Set exercise. Omit the images, then output each of the records below exactly.

Source material.
====
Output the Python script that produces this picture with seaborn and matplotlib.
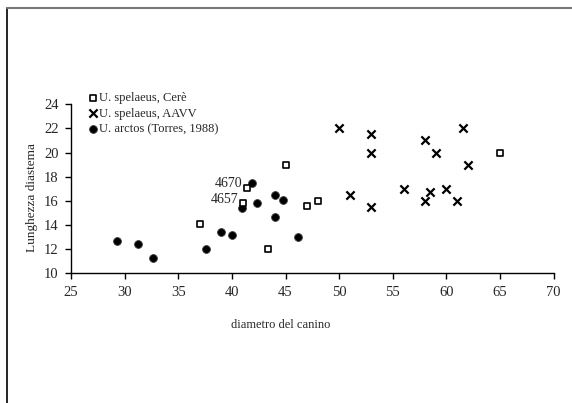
import numpy as np
import seaborn as sns
import matplotlib.pyplot as plt
from matplotlib.lines import Line2D

# U. spelaeus, Cerè
cere_x = [45, 41.4, 41.0, 37.0, 47, 48, 43.4, 65]
cere_y = [19, 17.1, 15.8, 14.1, 15.6, 16.0, 12.0, 20]

# U. spelaeus, AAVV
aavv_x = [50, 53, 53, 51, 53, 56, 58, 59, 61.5, 62, 58, 58.5, 60, 61]
aavv_y = [22, 21.5, 20, 16.5, 15.5, 17, 21, 20, 22, 19, 16, 16.7, 17, 16]

# U. arctos (Torres, 1988)
arctos_x = [41.9, 44.0, 44.8, 42.3, 40.9, 44.0, 39, 40, 37.6, 46.2, 29.3, 31.2, 32.6]
arctos_y = [17.5, 16.5, 16.1, 15.8, 15.4, 14.7, 13.4, 13.2, 12.0, 13.0, 12.7, 12.4, 11.3]

labels = ['4670', '4657']
label_x = [41.4, 41.0]
label_y = [17.1, 15.8]

sns.set_style('white')
plt.rcParams['font.family'] = ['Liberation Serif', 'DejaVu Serif']
plt.rcParams['font.size'] = 10

W, H = 572, 403
fig = plt.figure(figsize=(W / 100, H / 100), dpi=100)
ax = fig.add_axes([71 / W, 1 - 273.3 / H, (553.7 - 71) / W, (273.3 - 104.2) / H])

sns.scatterplot(x=cere_x, y=cere_y, ax=ax, marker='s', s=16, facecolor='white',
                edgecolor='black', linewidth=1.2, label='U. spelaeus, Cerè', zorder=3)
sns.scatterplot(x=aavv_x, y=aavv_y, ax=ax, marker='x', s=35, color='black',
                linewidth=1.6, label='U. spelaeus, AAVV', zorder=3)
sns.scatterplot(x=arctos_x, y=arctos_y, ax=ax, marker='o', s=32, color='black',
                edgecolor='#444444', linewidth=0.6, label='U. arctos (Torres, 1988)', zorder=2)

for t, xv, yv in zip(labels, label_x, label_y):
    ax.annotate(t, (xv, yv), xytext=(-3, 3), textcoords='offset points',
                ha='right', va='center', fontsize=10)

ax.set_xlim(25, 70)
ax.set_ylim(10, 24)
ax.set_xticks(np.arange(25, 71, 5))
ax.set_yticks(np.arange(10, 25, 2))
sns.despine(ax=ax)
for sp in ['left', 'bottom']:
    ax.spines[sp].set_color('black')
    ax.spines[sp].set_linewidth(1.0)
ax.tick_params(axis='both', direction='out', length=4, width=1, color='black',
               left=True, bottom=True, labelsize=10.5, pad=5)

ax.set_xlabel('diametro del canino', fontsize=9)
ax.set_ylabel('Lunghezza diastema', fontsize=9.5)
ax.xaxis.set_label_coords((281 - 71) / (553.7 - 71), -0.27)
ax.yaxis.set_label_coords(-0.068, 0.45)

leg = ax.legend(loc='upper left', bbox_to_anchor=(88 / W, 1 - 92 / H),
                bbox_transform=fig.transFigure, frameon=False, fontsize=9,
                handletextpad=0.1, labelspacing=0.3, borderaxespad=0,
                handlelength=0.8, borderpad=0)

# outer frame (left and top only)
fig.add_artist(Line2D([7 / W, 7 / W], [0, 1 - 8 / H], color='black', linewidth=1.2,
                      transform=fig.transFigure))
fig.add_artist(Line2D([7 / W, 1], [1 - 8 / H, 1 - 8 / H], color='#777777', linewidth=1.5,
                      transform=fig.transFigure))

fig.savefig('out.png', dpi=100)
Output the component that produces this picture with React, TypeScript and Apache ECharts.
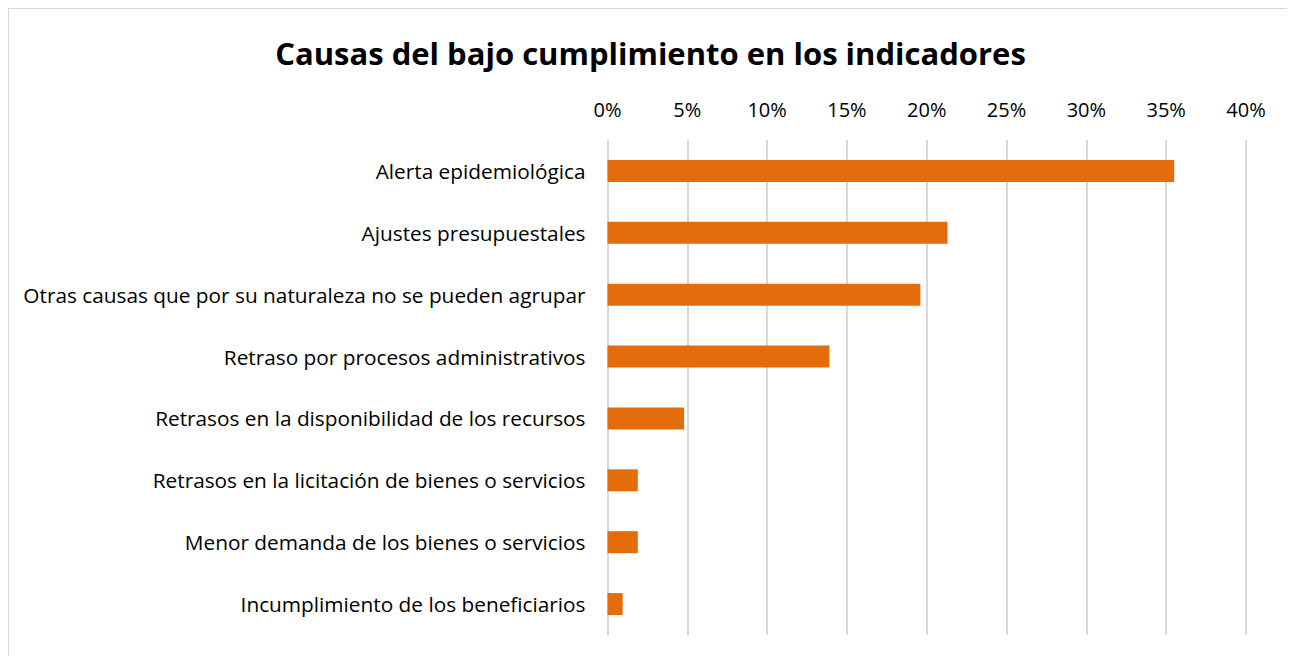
import React, { useEffect, useRef } from "react";
import * as echarts from "echarts";

const categories = [
  "Alerta epidemiológica",
  "Ajustes presupuestales",
  "Otras causas que por su naturaleza no se pueden agrupar",
  "Retraso por procesos administrativos",
  "Retrasos en la disponibilidad de los recursos",
  "Retrasos en la licitación de bienes o servicios",
  "Menor demanda de los bienes o servicios",
  "Incumplimiento de los beneficiarios",
];
const values = [0.355, 0.213, 0.196, 0.139, 0.048, 0.019, 0.019, 0.0095];
const title = "Causas del bajo cumplimiento en los indicadores";

export default function App() {
  const ref = useRef<HTMLDivElement>(null);
  useEffect(() => {
    if (!ref.current) return;
    const chart = echarts.init(ref.current, null, { renderer: "svg" });
    const font = "'Open Sans', sans-serif";
    chart.setOption({
      animation: false,
      title: {
        text: title,
        left: 636.5,
        textAlign: "center",
        top: 23,
        textStyle: { fontFamily: font, fontSize: 31, fontWeight: "bold", color: "#000" },
      },
      grid: { left: 598.5, right: 49, top: 131, height: 495, containLabel: false },
      xAxis: {
        type: "value",
        position: "top",
        min: 0,
        max: 0.4,
        interval: 0.05,
        axisLine: { show: false },
        axisTick: { show: false },
        axisLabel: {
          margin: 21,
          fontFamily: font,
          fontSize: 20,
          color: "#000",
          formatter: (v: number) => Math.round(v * 100) + "%",
        },
        splitLine: { show: true, lineStyle: { color: "#d9d9d9", width: 2 } },
      },
      yAxis: {
        type: "category",
        data: categories,
        inverse: true,
        axisLine: { show: false },
        axisTick: { show: false },
        axisLabel: { margin: 22, fontFamily: font, fontSize: 20.8, color: "#000" },
      },
      series: [
        {
          type: "bar",
          data: values,
          barWidth: 22,
          itemStyle: { color: "#E46C0A" },
        },
      ],
    });
    return () => chart.dispose();
  }, []);
  return (
    <div
      style={{
        width: 1287,
        height: 648,
        borderTop: "1px solid #d9d9d9",
        borderLeft: "1px solid #d9d9d9",
        boxSizing: "border-box",
        position: "relative",
      }}
    >
      <div ref={ref} style={{ width: 1286, height: 647 }} />
    </div>
  );
}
====
Answer for this exercise.
Output the Python script that produces this picture with seaborn and matplotlib.
import numpy as np
import seaborn as sns
import matplotlib.pyplot as plt
from matplotlib.lines import Line2D

# U. spelaeus, Cerè
cere_x = [45, 41.4, 41.0, 37.0, 47, 48, 43.4, 65]
cere_y = [19, 17.1, 15.8, 14.1, 15.6, 16.0, 12.0, 20]

# U. spelaeus, AAVV
aavv_x = [50, 53, 53, 51, 53, 56, 58, 59, 61.5, 62, 58, 58.5, 60, 61]
aavv_y = [22, 21.5, 20, 16.5, 15.5, 17, 21, 20, 22, 19, 16, 16.7, 17, 16]

# U. arctos (Torres, 1988)
arctos_x = [41.9, 44.0, 44.8, 42.3, 40.9, 44.0, 39, 40, 37.6, 46.2, 29.3, 31.2, 32.6]
arctos_y = [17.5, 16.5, 16.1, 15.8, 15.4, 14.7, 13.4, 13.2, 12.0, 13.0, 12.7, 12.4, 11.3]

labels = ['4670', '4657']
label_x = [41.4, 41.0]
label_y = [17.1, 15.8]

sns.set_style('white')
plt.rcParams['font.family'] = ['Liberation Serif', 'DejaVu Serif']
plt.rcParams['font.size'] = 10

W, H = 572, 403
fig = plt.figure(figsize=(W / 100, H / 100), dpi=100)
ax = fig.add_axes([71 / W, 1 - 273.3 / H, (553.7 - 71) / W, (273.3 - 104.2) / H])

sns.scatterplot(x=cere_x, y=cere_y, ax=ax, marker='s', s=16, facecolor='white',
                edgecolor='black', linewidth=1.2, label='U. spelaeus, Cerè', zorder=3)
sns.scatterplot(x=aavv_x, y=aavv_y, ax=ax, marker='x', s=35, color='black',
                linewidth=1.6, label='U. spelaeus, AAVV', zorder=3)
sns.scatterplot(x=arctos_x, y=arctos_y, ax=ax, marker='o', s=32, color='black',
                edgecolor='#444444', linewidth=0.6, label='U. arctos (Torres, 1988)', zorder=2)

for t, xv, yv in zip(labels, label_x, label_y):
    ax.annotate(t, (xv, yv), xytext=(-3, 3), textcoords='offset points',
                ha='right', va='center', fontsize=10)

ax.set_xlim(25, 70)
ax.set_ylim(10, 24)
ax.set_xticks(np.arange(25, 71, 5))
ax.set_yticks(np.arange(10, 25, 2))
sns.despine(ax=ax)
for sp in ['left', 'bottom']:
    ax.spines[sp].set_color('black')
    ax.spines[sp].set_linewidth(1.0)
ax.tick_params(axis='both', direction='out', length=4, width=1, color='black',
               left=True, bottom=True, labelsize=10.5, pad=5)

ax.set_xlabel('diametro del canino', fontsize=9)
ax.set_ylabel('Lunghezza diastema', fontsize=9.5)
ax.xaxis.set_label_coords((281 - 71) / (553.7 - 71), -0.27)
ax.yaxis.set_label_coords(-0.068, 0.45)

leg = ax.legend(loc='upper left', bbox_to_anchor=(88 / W, 1 - 92 / H),
                bbox_transform=fig.transFigure, frameon=False, fontsize=9,
                handletextpad=0.1, labelspacing=0.3, borderaxespad=0,
                handlelength=0.8, borderpad=0)

# outer frame (left and top only)
fig.add_artist(Line2D([7 / W, 7 / W], [0, 1 - 8 / H], color='black', linewidth=1.2,
                      transform=fig.transFigure))
fig.add_artist(Line2D([7 / W, 1], [1 - 8 / H, 1 - 8 / H], color='#777777', linewidth=1.5,
                      transform=fig.transFigure))

fig.savefig('out.png', dpi=100)
Output the component that produces this picture with React, TypeScript and Apache ECharts.
import React, { useEffect, useRef } from "react";
import * as echarts from "echarts";

const categories = [
  "Alerta epidemiológica",
  "Ajustes presupuestales",
  "Otras causas que por su naturaleza no se pueden agrupar",
  "Retraso por procesos administrativos",
  "Retrasos en la disponibilidad de los recursos",
  "Retrasos en la licitación de bienes o servicios",
  "Menor demanda de los bienes o servicios",
  "Incumplimiento de los beneficiarios",
];
const values = [0.355, 0.213, 0.196, 0.139, 0.048, 0.019, 0.019, 0.0095];
const title = "Causas del bajo cumplimiento en los indicadores";

export default function App() {
  const ref = useRef<HTMLDivElement>(null);
  useEffect(() => {
    if (!ref.current) return;
    const chart = echarts.init(ref.current, null, { renderer: "svg" });
    const font = "'Open Sans', sans-serif";
    chart.setOption({
      animation: false,
      title: {
        text: title,
        left: 636.5,
        textAlign: "center",
        top: 23,
        textStyle: { fontFamily: font, fontSize: 31, fontWeight: "bold", color: "#000" },
      },
      grid: { left: 598.5, right: 49, top: 131, height: 495, containLabel: false },
      xAxis: {
        type: "value",
        position: "top",
        min: 0,
        max: 0.4,
        interval: 0.05,
        axisLine: { show: false },
        axisTick: { show: false },
        axisLabel: {
          margin: 21,
          fontFamily: font,
          fontSize: 20,
          color: "#000",
          formatter: (v: number) => Math.round(v * 100) + "%",
        },
        splitLine: { show: true, lineStyle: { color: "#d9d9d9", width: 2 } },
      },
      yAxis: {
        type: "category",
        data: categories,
        inverse: true,
        axisLine: { show: false },
        axisTick: { show: false },
        axisLabel: { margin: 22, fontFamily: font, fontSize: 20.8, color: "#000" },
      },
      series: [
        {
          type: "bar",
          data: values,
          barWidth: 22,
          itemStyle: { color: "#E46C0A" },
        },
      ],
    });
    return () => chart.dispose();
  }, []);
  return (
    <div
      style={{
        width: 1287,
        height: 648,
        borderTop: "1px solid #d9d9d9",
        borderLeft: "1px solid #d9d9d9",
        boxSizing: "border-box",
        position: "relative",
      }}
    >
      <div ref={ref} style={{ width: 1286, height: 647 }} />
    </div>
  );
}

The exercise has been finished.